15 November 2010

Mullin Diaries: Public Expenditure

Chris Mullin was Labour MP for Sunderland South for 23 years, standing down at the May 2010 general election. The first volume of his diaries, A View from the Foothills, covering his period as a minister (1999-2005), was published in 2009. I have quoted before from the second volume, Decline and Fall Diaries 2005-2010.
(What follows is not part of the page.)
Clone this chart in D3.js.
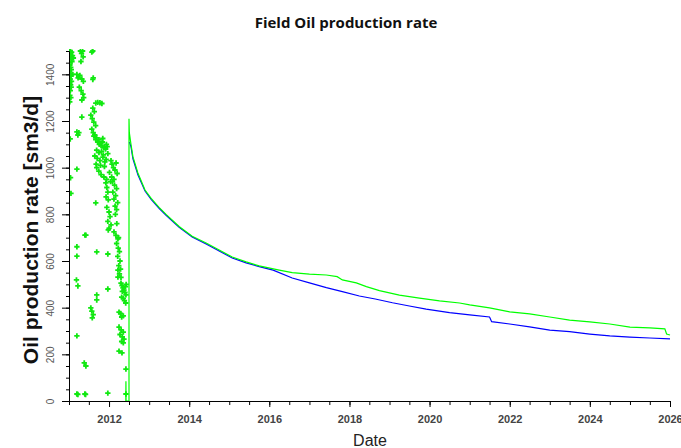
<!DOCTYPE html>
<html>
<head>
<meta charset="utf-8">
<script src="https://cdn.jsdelivr.net/npm/d3@7"></script>
<style>
  body { margin: 0; background: #fff; }
  svg { display: block; }
  .tick text { font-family: "Liberation Sans", Arial, sans-serif; }
</style>
</head>
<body>
<div id="chart"></div>
<script>
// observed rate (scatter), date + value
const obsDates = [
  "2011-01-02","2011-01-05","2011-01-08","2011-01-12","2011-01-15","2011-01-20","2011-01-25","2011-02-02","2011-01-03","2011-01-09",
  "2011-01-17","2011-01-28","2011-02-10","2011-01-06","2011-01-14","2011-01-22","2011-01-04","2011-01-11","2011-01-19","2011-02-05",
  "2011-01-07","2011-01-16","2011-01-24","2011-01-03","2011-01-13","2011-01-21","2011-01-09","2011-01-18","2011-01-08","2011-01-12",
  "2011-01-15","2011-01-19",
  "2011-04-15","2011-04-25","2011-05-10","2011-05-05","2011-04-20",
  "2011-03-14","2011-03-25","2011-04-10","2011-04-28","2011-05-12","2011-04-05","2011-04-22","2011-05-08","2011-05-15","2011-04-28","2011-04-28",
  "2011-03-14","2011-03-23","2011-04-01","2011-03-14","2011-03-14","2011-03-10","2011-03-23","2011-03-14","2011-05-26","2011-05-20","2011-06-04",
  "2011-03-14","2011-03-23","2011-05-26","2011-06-01",
  "2011-07-28","2011-08-06","2011-08-10","2011-08-06",
  "2011-09-02","2011-09-20","2011-10-10","2011-10-28","2011-08-06","2011-08-20","2011-07-19","2011-08-01","2011-08-15","2011-09-01",
  "2011-07-28","2011-08-10","2011-08-24","2011-09-10",
  "2011-08-15","2011-09-02","2011-09-20","2011-10-05","2011-10-20","2011-11-01","2011-11-15","2011-09-10","2011-10-01","2011-10-25",
  "2011-11-10","2011-12-01","2011-12-15","2011-12-21","2011-08-24","2011-09-15","2011-10-10","2011-11-06","2011-11-24","2011-12-05",
  "2011-09-05","2011-10-15","2011-11-20",
  "2011-09-11","2011-09-30","2011-10-20","2011-11-15","2011-12-10",
  "2012-01-19","2012-01-28","2012-02-10","2012-02-24","2012-03-05","2012-03-15","2012-01-25","2012-02-15",
  "2012-02-01","2012-02-20","2012-03-10","2012-02-05","2012-03-01","2012-02-15","2012-03-20","2012-02-25","2012-03-10",
  "2011-12-03","2011-12-12","2011-12-21","2011-12-05","2011-12-25",
  "2011-12-12","2012-01-01","2012-01-10","2011-12-21","2012-01-19","2012-01-01","2011-12-25",
  "2012-02-15","2012-03-04","2012-03-22",
  "2012-03-10","2012-03-25","2012-04-05","2012-03-20","2012-04-10","2012-03-30","2012-04-15","2012-04-05","2012-04-19",
  "2011-09-02","2011-06-04","2011-09-11","2011-12-21","2011-03-14","2011-09-11","2011-09-11","2011-12-21","2012-03-22","2012-03-22",
  "2012-04-19","2012-04-28","2012-05-07","2012-05-16","2012-05-25","2012-06-03","2012-04-25","2012-05-10","2012-05-20","2012-06-01",
  "2012-05-01","2012-05-30","2012-06-05",
  "2011-07-19","2011-07-28","2011-08-10","2011-08-01",
  "2012-04-01","2012-04-15","2012-05-10","2012-04-25",
  "2012-04-01","2012-04-20","2012-05-10","2012-04-10","2012-05-01","2012-05-16","2012-04-25","2012-05-10",
  "2012-04-01","2012-04-28","2012-06-03","2011-12-21","2012-06-03",
  "2011-10-01","2011-10-18","2011-11-05","2011-11-22","2011-12-08","2012-01-05","2012-01-15","2012-02-28","2012-03-12","2012-03-28"
];
const obsRate = [
  1500,1490,1475,1500,1485,1465,1495,1480,1450,1440,
  1430,1455,1470,1415,1405,1420,1390,1380,1395,1400,
  1365,1355,1370,1340,1330,1345,1310,1300,1282,1123,
  957,890,
  1500,1490,1475,1500,1455,
  1400,1385,1395,1380,1370,1345,1330,1315,1300,1290,1217,
  1153,1140,1150,994,661,519,493,279,711,163,150,
  30,28,30,28,
  1495,1500,1385,1378,
  1277,1280,1278,1275,1255,1240,1225,1210,1195,1180,
  1165,1150,1140,1128,
  1135,1120,1110,1100,1095,1110,1085,1075,1065,1070,
  1055,1080,1090,1060,1050,1040,1030,1045,1025,1035,
  1015,1010,1005,
  1000,985,970,960,950,
  1030,1015,1000,990,1020,975,960,950,
  940,925,910,895,880,865,850,835,820,
  935,915,895,875,862,
  830,810,790,770,755,740,733,
  725,710,695,
  675,655,640,620,600,580,565,545,530,
  849,711,639,630,621,455,433,480,561,531,
  505,495,485,475,465,455,445,440,430,420,
  470,490,500,
  399,385,370,356,
  381,375,365,360,
  317,305,295,285,275,265,255,249,
  214,206,137,34,30,
  1120,1105,1125,1090,1100,980,940,800,760,700
];

// history / forecast line (green)
const histDates = [
  "2012-06-02","2012-06-03","2012-06-04","2012-07-01","2012-07-01","2012-07-04","2012-07-19","2012-08-06","2012-09-20","2012-11-24",
  "2013-01-19","2013-04-01","2013-06-04","2013-10-01","2014-01-28","2014-06-04","2014-10-01","2015-01-28","2015-06-04","2015-10-01",
  "2016-04-01","2016-07-28","2017-01-01","2017-06-04","2017-09-11","2017-10-28","2018-03-04","2018-06-04","2018-10-01","2019-04-01",
  "2019-10-01","2020-04-01","2020-10-01","2021-01-01","2021-07-01","2022-01-01","2022-07-01","2023-01-01","2023-07-01","2024-01-01",
  "2024-07-01","2025-01-01","2025-07-01","2025-11-15","2025-12-01","2026-01-01"
];
const histRate = [
  0,85,0,0,1210,1150,1100,1046,977,904,
  868,830,800,748,706,677,647,617,596,579,
  561,550,544,540,533,519,506,490,473,454,
  441,429,420,412,399,382,373,360,347,339,
  330,317,313,309,287,283
];

// simulated line (blue)
const simDates = [
  "2012-07-04","2012-07-19","2012-08-06","2012-09-20","2012-11-24","2013-01-19","2013-04-01","2013-06-04","2013-10-01","2014-01-28",
  "2014-06-04","2014-10-01","2015-01-28","2015-06-04","2015-10-01","2016-02-05","2016-07-28","2017-01-01","2017-06-04","2017-10-28",
  "2018-04-01","2018-08-24","2019-01-28","2019-07-01","2019-12-01","2020-07-01","2021-01-01","2021-07-01","2021-07-20","2022-01-01",
  "2022-07-01","2023-01-01","2023-07-01","2024-01-01","2024-07-01","2025-01-01","2025-07-01","2026-01-01"
];
const simRate = [
  1110,1090,1038,970,900,864,826,796,745,703,
  673,643,613,592,576,561,527,506,486,469,
  450,437,421,407,394,379,369,360,340,330,
  318,304,297,287,279,274,270,266
];

const yTicks = [0, 200, 400, 600, 800, 1000, 1200, 1400];

const W = 681, H = 448;
const m = {top: 51, right: 11, bottom: 47, left: 69};
const parse = d3.timeParse("%Y-%m-%d");

const svg = d3.select("#chart").append("svg")
  .attr("width", W).attr("height", H);

const x = d3.scaleTime()
  .domain([parse("2011-01-01"), parse("2026-01-01")])
  .range([m.left, W - m.right]);
const y = d3.scaleLinear()
  .domain([0, 1500])
  .range([H - m.bottom, m.top]);

// clip to plot area
svg.append("clipPath").attr("id", "clip")
  .append("rect")
  .attr("x", m.left).attr("y", m.top - 2)
  .attr("width", W - m.left - m.right + 2).attr("height", H - m.top - m.bottom + 2);

const plot = svg.append("g").attr("clip-path", "url(#clip)");

// scatter (green crosses)
const obs = obsDates.map((d, i) => ({date: parse(d), v: obsRate[i]}));
plot.append("g").selectAll("path")
  .data(obs).enter().append("path")
    .attr("transform", d => `translate(${x(d.date)},${y(d.v)})`)
    .attr("d", d3.symbol(d3.symbolCross, 16))
    .attr("fill", "#11e811");

const line = d3.line().x(d => x(d.date)).y(d => y(d.v));

const sim = simDates.map((d, i) => ({date: parse(d), v: simRate[i]}));
plot.append("path")
  .datum(sim)
  .attr("d", line)
  .attr("fill", "none")
  .attr("stroke", "#0000ff")
  .attr("stroke-width", 1.2);

const hist = histDates.map((d, i) => ({date: parse(d), v: histRate[i]}));
plot.append("path")
  .datum(hist)
  .attr("d", line)
  .attr("fill", "none")
  .attr("stroke", "#00ff00")
  .attr("stroke-width", 1.2);

// x axis: labels every 2 years, minor ticks every 6 months
const xAxisG = svg.append("g")
  .attr("transform", `translate(0,${H - m.bottom})`);
xAxisG.call(d3.axisBottom(x).ticks(d3.timeMonth.every(6)).tickSize(4).tickFormat(""));
xAxisG.append("g").call(d3.axisBottom(x)
    .tickValues(d3.range(2012, 2027, 2).map(yr => new Date(yr, 0, 1)))
    .tickSize(6).tickPadding(8)
    .tickFormat(d3.timeFormat("%Y")))
  .call(g => g.select(".domain").remove());
xAxisG.selectAll("text")
  .attr("font-size", 11).attr("font-weight", "bold").attr("fill", "#444");
xAxisG.selectAll("line, path").attr("stroke", "#000");

// y axis: rotated labels, minor ticks every 50
const yAxisG = svg.append("g").attr("transform", `translate(${m.left},0)`);
yAxisG.call(d3.axisLeft(y).tickValues(d3.range(0, 1501, 50)).tickSize(3).tickFormat(""));
yAxisG.append("g").call(d3.axisLeft(y).tickValues(yTicks).tickSize(7).tickFormat(d3.format("d")))
  .call(g => g.select(".domain").remove())
  .selectAll("text")
    .attr("font-size", 10).attr("fill", "#555")
    .attr("text-anchor", "middle")
    .attr("x", 0).attr("y", 0).attr("dy", 0)
    .attr("transform", "translate(-15,0) rotate(-90)");
yAxisG.selectAll("line, path").attr("stroke", "#000");

// titles
svg.append("text")
  .attr("x", 346).attr("y", 28)
  .attr("text-anchor", "middle")
  .attr("font-family", "'Open Sans', sans-serif")
  .attr("font-weight", "bold").attr("font-size", 15)
  .attr("fill", "#111")
  .text("Field Oil production rate");

svg.append("text")
  .attr("transform", `translate(38,230) rotate(-90)`)
  .attr("text-anchor", "middle")
  .attr("font-family", "'Liberation Sans', Arial, sans-serif")
  .attr("font-weight", "bold").attr("font-size", 21)
  .attr("fill", "#111")
  .text("Oil production rate [sm3/d]");

svg.append("text")
  .attr("x", 370).attr("y", 446)
  .attr("text-anchor", "middle")
  .attr("font-family", "'Liberation Sans', Arial, sans-serif")
  .attr("font-size", 16)
  .attr("fill", "#222")
  .text("Date");
</script>
</body>
</html>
Some of the entries reveal that there had been a long-running concern about public expenditure levels in some Labour circles. After the bank bailout in the autumn of 2008 which led to a sharp drop in the tax yield from financial services and stamp duty, the consequences were inevitable.

13 May 2008
Later, in the Library corridor, I came across a loyalist colleague who was lamenting the ‘awfulness’ of Gordon. He added, ‘The truth is that public expenditure has been out of control for the last three or four years because there are so many sacred cows ...’
21 October 2008
During tonight’s Division, a former Treasury minister whispered that, about a year after we were elected, he took part in a two and a half hour meeting at which officials briefed Gordon that our apparent prosperity was built on unsustainable levels of debt and that, sooner or later, the bubble would burst. Gordon rejected the advice and the rest is history. In fairness, let it be said that Gordon no doubt took the view that this was an attempt by officials to nobble Labour’s spending plans before we had our feet under the table.
24 November 2008
To London for Alistair Darling’s pre-Budget statement. ...Billions splashed about everywhere in a desperate attempt to kick-start our ailing economy. ...Of course it will all have to be paid for but not until well after the next election.
22 April 2009
Budget Day. A budget anticipated like no other in recent history. A last throw of the dice as we contemplate oblivion. ...borrowing is predicted to rise to a shocking 11.9 per cent of GDP and the books are unlikely to balance again before another decade or more. So much for having ended boom and bust. The Tories were surprisingly subdued. As well they might be. This could be their inheritance. ...Cameron’s response (‘the government has run out of money and moral authority’) was devastating, provided of course that one forgets that all this stated with his irresponsible friends in the City.
21 May 2009
This evening, as I was departing, I ran into Chief Whip Nick Brown. ‘Between you and me,’ I said, ‘given that we are going to lose the election we should be planting a few booby traps.’ I had in mind a few modest measures such as the selection of select committee chairmen.
‘I think we’ve done that with the PSBR,’ replied Nick, smiling wickedly.
6 July 2009
To the meeting of the parliamentary party ... Our debt, [Darling] said, would rise to 80 per cent of national wealth ‘because we took a deliberate decision to increase spending up to 2011. We will need to halve the deficit over a five-year period. ...’
29 September 2009
[Labour Party Conference, Gordon Brown’s speech] ...Of spending cuts, there was scarcely a mention, which leaves us just a teeny bit vulnerable, since much of what was promised seems to involve more, not less, public spending.
9 December 2009
Alistair Darling delivered his pre-Budget report. ...Re the deficit (a whopping £178 billion), containment rather than reduction is the strategy. It will not go down next year, but he did talk vaguely of halving it in the four years thereafter. ...The great unanswered question is, of course, how we are going to extricate ourselves from the vast swamp of debt into which we have been sucked by the avarice and stupidity of the bankers.
... For all his bombast, one suspects that George [Osborne], too, is none too keen to go into detail this side of an election as to precisely how the Tories would tackle the deficit. The electorate would run a mile, if only they knew.
Only Vince Cable affected to remain above the fray, pouring scorn in equal measure on both our houses while at the same time leaving us none the wiser as to what he would do either.
24 March 2010
... Some good news – the deficit is £11 billion less than previously expected, but still a whopping unsustainable £167 billion.
PSBR – Public Sector Borrowing Requirement, the UK government budget deficit (excess of spending over income) now called the Public Sector Net Cash Requirement (PSNCR).